Sunday, July 04, 2004


Happy 4th of July

Today is a special day in the history of our nation. I am grateful to be here as a member of our society. As much as I hate traffic, I love traffic lights. They remind me of how precious our country is, and what an amazing thing it is. The only reason traffic lights fulfill their purpose is because we let them. We all accept the rules of the traffic light. That’s why we all laughed when Jeff Bridges said “Red means stop. Green means go. Yellow means go very fast.” I can’t remember the movie, but I know you will. Maybe Starman. But none of the traffic lights have tractor beams or immobilizing rays. Still, we stop. Why?

For me, the answer is faith, again. Each of us has faith that everyone else will follow the same rules we do. Now would be the time when my bipolar cynicism kicks in and reminds me of the video cameras being installed at various big intersections in town. They come with nice signs that warn of red light violations. So much for agreed upon codes of conduct. Which is a good point. But that’s why I called it faith. It’s not a law like gravity, but the vast majority of us do follow it. It works so well so much of the time that most of us rarely consider running a red light. Ever given someone a piece of paper with ink on it in exchange for something you value? You have if you use money. That’s a strong bit of faith. Have you ever flicked a light switch during a power outage? That’s really faith. What does this have to do with the 4th of July?
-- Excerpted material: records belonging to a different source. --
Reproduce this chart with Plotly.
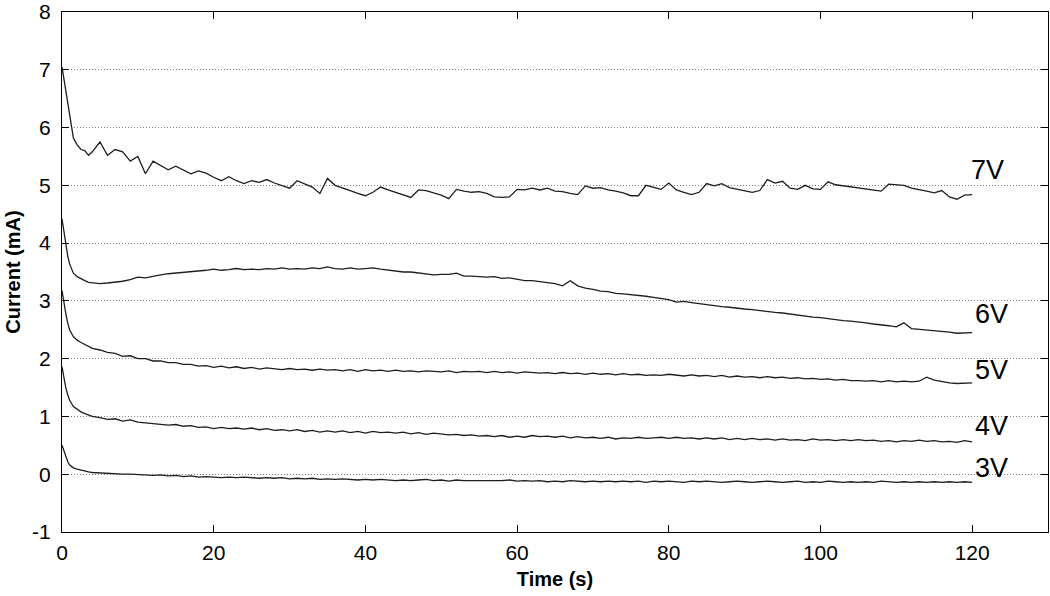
import plotly.graph_objects as go

# Sampling times (s)
time_s = [0, 0.25, 0.5, 0.75, 1, 1.5, 2, 2.5, 3, 3.5, 4,
          5, 6, 7, 8, 9, 10, 11, 12, 13, 14,
          15, 16, 17, 18, 19, 20, 21, 22, 23, 24,
          25, 26, 27, 28, 29, 30, 31, 32, 33, 34,
          35, 36, 37, 38, 39, 40, 41, 42, 43, 44,
          45, 46, 47, 48, 49, 50, 51, 52, 53, 54,
          55, 56, 57, 58, 59, 60, 61, 62, 63, 64,
          65, 66, 67, 68, 69, 70, 71, 72, 73, 74,
          75, 76, 77, 78, 79, 80, 81, 82, 83, 84,
          85, 86, 87, 88, 89, 90, 91, 92, 93, 94,
          95, 96, 97, 98, 99, 100, 101, 102, 103, 104,
          105, 106, 107, 108, 109, 110, 111, 112, 113, 114,
          115, 116, 117, 118, 119, 120]

current_7v = [7.05, 6.85, 6.6, 6.38, 6.2, 5.82, 5.7, 5.62, 5.6, 5.52, 5.58,
              5.75, 5.52, 5.62, 5.58, 5.42, 5.5, 5.2, 5.42, 5.35, 5.27,
              5.33, 5.26, 5.2, 5.25, 5.21, 5.14, 5.08, 5.15, 5.08, 5.03,
              5.08, 5.05, 5.1, 5.04, 5.0, 4.95, 5.08, 5.02, 4.97, 4.86,
              5.12, 5.0, 4.96, 4.91, 4.86, 4.82, 4.88, 4.97, 4.92, 4.88,
              4.84, 4.79, 4.92, 4.91, 4.87, 4.83, 4.77, 4.93, 4.9, 4.88,
              4.89, 4.86, 4.8, 4.79, 4.8, 4.93, 4.92, 4.95, 4.92, 4.95,
              4.9, 4.89, 4.86, 4.84, 4.99, 4.95, 4.96, 4.92, 4.9, 4.87,
              4.82, 4.82, 5.0, 4.96, 4.93, 5.04, 4.92, 4.88, 4.84, 4.88,
              5.03, 4.99, 5.03, 4.96, 4.93, 4.9, 4.88, 4.91, 5.1, 5.04,
              5.07, 4.95, 4.93, 5.0, 4.94, 4.93, 5.06, 5.01, 4.99, 4.97,
              4.96, 4.94, 4.92, 4.9, 5.02, 5.01, 5.0, 4.95, 4.93, 4.9,
              4.87, 4.91, 4.8, 4.76, 4.83, 4.84]

current_6v = [4.42, 4.2, 3.98, 3.78, 3.64, 3.48, 3.42, 3.38, 3.35, 3.32, 3.31,
              3.3, 3.31, 3.32, 3.34, 3.37, 3.41, 3.4, 3.43, 3.45, 3.47,
              3.48, 3.5, 3.51, 3.52, 3.53, 3.55, 3.53, 3.54, 3.56, 3.54,
              3.55, 3.54, 3.56, 3.55, 3.57, 3.55, 3.56, 3.55, 3.57, 3.56,
              3.59, 3.56, 3.55, 3.57, 3.55, 3.56, 3.57, 3.55, 3.53, 3.52,
              3.5, 3.5, 3.48, 3.47, 3.45, 3.46, 3.46, 3.48, 3.43, 3.43,
              3.42, 3.41, 3.42, 3.39, 3.4, 3.37, 3.35, 3.35, 3.33, 3.32,
              3.3, 3.26, 3.35, 3.26, 3.22, 3.2, 3.17, 3.16, 3.13, 3.12,
              3.11, 3.09, 3.08, 3.06, 3.04, 3.02, 2.98, 2.99, 2.97, 2.95,
              2.93, 2.92, 2.9, 2.89, 2.87, 2.86, 2.85, 2.83, 2.82, 2.8,
              2.79, 2.77, 2.76, 2.74, 2.72, 2.71, 2.69, 2.68, 2.66, 2.65,
              2.64, 2.62, 2.6, 2.59, 2.57, 2.55, 2.62, 2.52, 2.51, 2.49,
              2.48, 2.47, 2.46, 2.44, 2.45, 2.45]

current_5v = [3.18, 2.95, 2.78, 2.62, 2.5, 2.38, 2.32, 2.28, 2.25, 2.21, 2.18,
              2.15, 2.11, 2.09, 2.04, 2.05, 2.0, 2.0, 1.96, 1.96, 1.93,
              1.93, 1.9, 1.9, 1.87, 1.88, 1.85, 1.87, 1.84, 1.86, 1.83,
              1.85, 1.82, 1.84, 1.83, 1.81, 1.83, 1.81, 1.82, 1.8, 1.82,
              1.8, 1.81, 1.79, 1.81, 1.78, 1.81, 1.79, 1.8, 1.78, 1.8,
              1.78, 1.79, 1.77, 1.79, 1.78, 1.77, 1.79, 1.76, 1.78, 1.77,
              1.78, 1.76, 1.78, 1.76, 1.77, 1.75, 1.77, 1.76, 1.75, 1.76,
              1.74, 1.76, 1.74, 1.75, 1.73, 1.75, 1.73, 1.74, 1.72, 1.74,
              1.72, 1.73, 1.71, 1.72, 1.71, 1.73, 1.72, 1.7, 1.72, 1.7,
              1.71, 1.69, 1.71, 1.68, 1.7, 1.68, 1.69, 1.67, 1.69, 1.67,
              1.68, 1.66, 1.67, 1.65, 1.66, 1.64, 1.65, 1.63, 1.64, 1.62,
              1.62, 1.61, 1.62, 1.6, 1.62, 1.6, 1.61, 1.6, 1.61, 1.68,
              1.63, 1.6, 1.58, 1.57, 1.58, 1.58]

current_4v = [1.86, 1.65, 1.5, 1.38, 1.28, 1.17, 1.12, 1.08, 1.05, 1.03, 1.0,
              0.98, 0.95, 0.96, 0.92, 0.94, 0.9, 0.89, 0.88, 0.87, 0.85,
              0.86, 0.83, 0.84, 0.81, 0.82, 0.79, 0.81, 0.79, 0.8, 0.78,
              0.8, 0.77, 0.79, 0.76, 0.77, 0.75, 0.77, 0.74, 0.76, 0.73,
              0.75, 0.73, 0.75, 0.72, 0.74, 0.71, 0.74, 0.72, 0.73, 0.71,
              0.73, 0.7, 0.72, 0.69, 0.71, 0.7, 0.68, 0.69, 0.67, 0.68,
              0.66, 0.67, 0.65, 0.67, 0.64, 0.66, 0.64, 0.67, 0.65, 0.66,
              0.64, 0.66, 0.63, 0.65, 0.63, 0.64, 0.62, 0.64, 0.61, 0.63,
              0.62, 0.64, 0.62, 0.63, 0.64, 0.62, 0.64, 0.62, 0.63, 0.61,
              0.63, 0.61, 0.63, 0.6, 0.62, 0.6, 0.62, 0.6, 0.61, 0.59,
              0.61, 0.59, 0.6, 0.58, 0.61, 0.59, 0.6, 0.58, 0.6, 0.58,
              0.6, 0.58, 0.59, 0.57, 0.58, 0.56, 0.58, 0.57, 0.59, 0.57,
              0.58, 0.56, 0.57, 0.55, 0.58, 0.56]

current_3v = [0.5, 0.4, 0.32, 0.22, 0.16, 0.11, 0.09, 0.07, 0.05, 0.04, 0.03,
              0.02, 0.01, 0.01, 0.0, 0.0, -0.01, -0.01, -0.02, -0.01, -0.03,
              -0.02, -0.04, -0.03, -0.05, -0.04, -0.05, -0.06, -0.05, -0.06, -0.05,
              -0.06, -0.07, -0.06, -0.07, -0.06, -0.08, -0.07, -0.08, -0.07, -0.09,
              -0.08, -0.09, -0.08, -0.09, -0.1, -0.09, -0.1, -0.09, -0.1, -0.11,
              -0.1, -0.11, -0.1, -0.09, -0.11, -0.1, -0.12, -0.1, -0.11, -0.11,
              -0.12, -0.11, -0.12, -0.11, -0.1, -0.12, -0.11, -0.12, -0.11, -0.13,
              -0.12, -0.13, -0.11, -0.12, -0.13, -0.12, -0.13, -0.12, -0.13, -0.12,
              -0.13, -0.12, -0.14, -0.12, -0.13, -0.12, -0.13, -0.14, -0.12, -0.13,
              -0.12, -0.13, -0.14, -0.13, -0.12, -0.13, -0.14, -0.13, -0.12, -0.13,
              -0.14, -0.13, -0.12, -0.14, -0.13, -0.14, -0.12, -0.13, -0.14, -0.13,
              -0.14, -0.13, -0.14, -0.12, -0.13, -0.14, -0.13, -0.14, -0.13, -0.14,
              -0.13, -0.14, -0.13, -0.14, -0.13, -0.14]

series_labels = ["7V", "6V", "5V", "4V", "3V"]
label_x = [122, 122.6, 122.6, 122.6, 122.6]
label_y = [5.26, 2.77, 1.81, 0.84, 0.1]

x_tick_vals = [0, 20, 40, 60, 80, 100, 120]
x_tick_text = ["0", "20", "40", "60", "80", "100", "120"]
y_tick_vals = [-1, 0, 1, 2, 3, 4, 5, 6, 7, 8]
y_tick_text = ["-1", "0", "1", "2", "3", "4", "5", "6", "7", "8"]

series = [current_7v, current_6v, current_5v, current_4v, current_3v]

FONT = "Liberation Sans, Arial, Helvetica, sans-serif"

fig = go.Figure()
for name, vals in zip(series_labels, series):
    fig.add_trace(go.Scatter(x=time_s, y=vals, mode="lines", name=name,
                             line=dict(color="#1e1e1e", width=1.3),
                             showlegend=False))

for name, lx, ly in zip(series_labels, label_x, label_y):
    fig.add_annotation(x=lx, y=ly, text=name, showarrow=False,
                       font=dict(size=27, color="black", family=FONT))

tick_font = dict(size=21, color="black", family=FONT)
title_font = dict(size=20, color="black", family=FONT)
fig.update_xaxes(range=[0, 130], tickvals=x_tick_vals, ticktext=x_tick_text,
                 showgrid=False, automargin=False, ticklabeloverflow="allow",
                 ticklabelstandoff=2,
                 zeroline=False, showline=True, linecolor="black", linewidth=1,
                 mirror="ticks", ticks="inside", ticklen=7, tickcolor="black",
                 tickfont=tick_font,
                 title=dict(text="<b>Time (s)</b>", font=title_font, standoff=8))
fig.update_yaxes(range=[-1, 8], tickvals=y_tick_vals, ticktext=y_tick_text,
                 showgrid=True, automargin=False, ticklabeloverflow="allow",
                 ticklabelstandoff=6,
                 gridcolor="#808080", griddash="1px,2px", gridwidth=1,
                 zeroline=False, showline=True, linecolor="black", linewidth=1,
                 mirror="ticks", ticks="inside", ticklen=7, tickcolor="black",
                 tickfont=tick_font,
                 title=dict(text="<b>Current (mA)</b>", font=title_font, standoff=6))
fig.update_layout(width=1050, height=596,
                  margin=dict(l=62, r=2, t=12, b=64),
                  plot_bgcolor="white", paper_bgcolor="white")

fig.write_html("out.html", config={"displayModeBar": False},
               post_script="document.body.style.margin='0px';document.body.style.overflow='hidden';")
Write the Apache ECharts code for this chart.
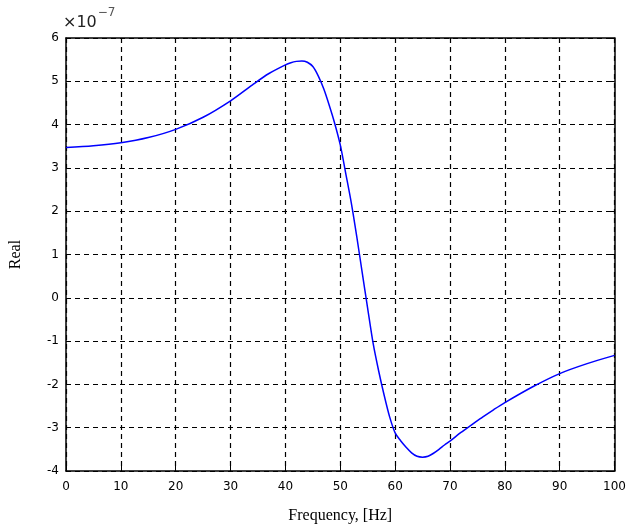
<!DOCTYPE html>
<html>
<head>
<meta charset="utf-8">
<script src="https://cdn.jsdelivr.net/npm/echarts@6/dist/echarts.min.js"></script>
<style>
  html, body { margin: 0; padding: 0; background: #fff; }
  #chart { width: 629px; height: 529px; }
</style>
</head>
<body>
<div id="chart"></div>
<script>
// frequency in Hz, real part in units of 1e-7
const freq = [0, 5, 10, 15, 20, 25, 30, 34, 37, 40, 41, 42, 43, 44, 45, 46, 47, 48, 49, 50,
  51, 52, 53, 54, 55, 56, 57, 58, 59, 60, 61, 62, 63, 64, 65, 66, 67, 68, 69, 70,
  72, 74, 76, 78, 80, 85, 90, 95, 100]
const realPart = [3.47, 3.51, 3.58, 3.70, 3.89, 4.17, 4.55, 4.92, 5.18, 5.38, 5.43, 5.46, 5.47, 5.44, 5.34, 5.12, 4.82, 4.44, 4.02, 3.53,
  2.87, 2.20, 1.42, 0.58, -0.25, -1.06, -1.69, -2.25, -2.75, -3.12, -3.30, -3.45, -3.58, -3.66, -3.68, -3.66, -3.59, -3.50, -3.40, -3.31,
  -3.11, -2.93, -2.75, -2.58, -2.42, -2.06, -1.75, -1.52, -1.33]
const xTicks = [0, 10, 20, 30, 40, 50, 60, 70, 80, 90, 100]
const yTicks = [-4, -3, -2, -1, 0, 1, 2, 3, 4, 5, 6]

const chart = echarts.init(document.getElementById('chart'))

const tickFont = { color: '#000', fontFamily: 'DejaVu Sans', fontSize: 12 }
const gridDash = { show: true, lineStyle: { color: '#000', width: 1.2, type: [5, 4] } }
const boxLine = { show: true, onZero: false, lineStyle: { color: '#000', width: 1.5 } }

chart.setOption({
  animation: false,
  title: {
    left: 58,
    top: 2,
    text: '{a|×10}{b|−7}',
    textStyle: {
      fontWeight: 'normal',
      rich: {
        a: { fontFamily: 'DejaVu Sans', fontSize: 16, fontWeight: 'normal', color: '#222', padding: [8, 0, 0, 0] },
        b: { fontFamily: 'DejaVu Sans', fontSize: 12, fontWeight: 'normal', color: '#555', verticalAlign: 'top', padding: [0, 0, 10, 1] }
      }
    }
  },
  grid: { left: 62, right: 14, top: 38, bottom: 58 },
  xAxis: [{
    type: 'value',
    min: 0,
    max: 100,
    interval: 10,
    name: 'Frequency, [Hz]',
    nameLocation: 'middle',
    nameGap: 37,
    nameTextStyle: { fontFamily: 'Liberation Serif', fontSize: 16, color: '#000' },
    axisLine: boxLine,
    axisTick: { inside: true, length: 5, lineStyle: { color: '#000' } },
    axisLabel: Object.assign({ margin: 10, formatter: v => xTicks.includes(v) ? String(v) : '' }, tickFont),
    splitLine: gridDash
  }, {
    type: 'value',
    position: 'top',
    min: 0,
    max: 100,
    interval: 10,
    axisLine: boxLine,
    axisTick: { inside: true, length: 5, lineStyle: { color: '#000' } },
    axisLabel: { show: false },
    splitLine: { show: false }
  }],
  yAxis: [{
    type: 'value',
    min: -4,
    max: 6,
    interval: 1,
    name: 'Real',
    nameLocation: 'middle',
    nameGap: 42,
    nameTextStyle: { fontFamily: 'Liberation Serif', fontSize: 16, color: '#000' },
    axisLine: boxLine,
    axisTick: { inside: true, length: 5, lineStyle: { color: '#000' } },
    axisLabel: Object.assign({ margin: 7, formatter: v => yTicks.includes(v) ? String(v) : '' }, tickFont),
    splitLine: gridDash
  }, {
    type: 'value',
    position: 'right',
    min: -4,
    max: 6,
    interval: 1,
    axisLine: boxLine,
    axisTick: { inside: true, length: 5, lineStyle: { color: '#000' } },
    axisLabel: { show: false },
    splitLine: { show: false }
  }],
  series: [{
    type: 'line',
    data: freq.map((f, i) => [f, realPart[i]]),
    smooth: 0.3,
    showSymbol: false,
    lineStyle: { color: '#0000ff', width: 1.5 }
  }]
})
</script>
</body>
</html>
Not much. Just that the Founders were acting on a leap of faith unsurpassed by anything in the world before or since. Except among Red Sox fans, who are in a class by themselves. The Founders acted from faith, and it was a faith in each other, and their fellow countrymen. People like you and me. "We mutually pledge to each other our lives, our fortunes, and our sacred honor." That's faith. And we celebrate this faith all the time. I can even tell you where we worship.

Churches foster a sense of community. In times past, one of the few things everyone did was go to church. Some people were bakers. Some milked cows. Others chopped down trees. But everyone went to church. Not quite so true today. I’ve already given you one clue above. Think about it. What are the places in our society today where the most people gather at one time in one place? Give yourself a gold star if you said your own local equivalent of the Rose Bowl or Yankees Stadium. And what happens before the game begins? Our National Anthem. People in church might speak in tongues. If I’m at an event, and I hear that song, I get a little misty-eyed. Seeing people standing, many with hands over their hearts, and that huge cheer as the last notes fade away. If you don’t feel that power, that sense that you’re not alone, that communion with others, can you really be alive? You can’t beat that. My personal favorite? Whitney at the Super Bowl.

When does the National Anthem happen? At the end of the game, as you walk to your car? No. At the beginning. We proudly and joyfully acknowledge this symbol of our nation, and then the game happens. It’s as if the latter flows from the benevolence of the former. Our nation makes the game possible. Before the game begins is the best time for another reason.

I’ve said before that we need a great depression again in this country. Ask me later, but I will give you a little now. It’s easy to think about our nation during some crisis, but during the good times, it’s easy to forget. If your car is a lemon, you’ll be letting the dealership know. How many letters, calls, or personal visits do you make to your dealership when you like the car? Probably none. Sporting events are community recreations. They literally symbolize free and easy times. If you have the time and money to go to a professional sporting event, you’re not likely to be going to bed hungry, or wishing you had a bed and a roof over your head. The National Anthem is the call, and our cheer is our response, our acceptance of national communion. Attend a black church and you’ll see what I mean. Or rent the Blues Brothers, and maybe you’ll see the light. Maybe you’ll see the light? Nah. Not maybe. You will. I have faith in you.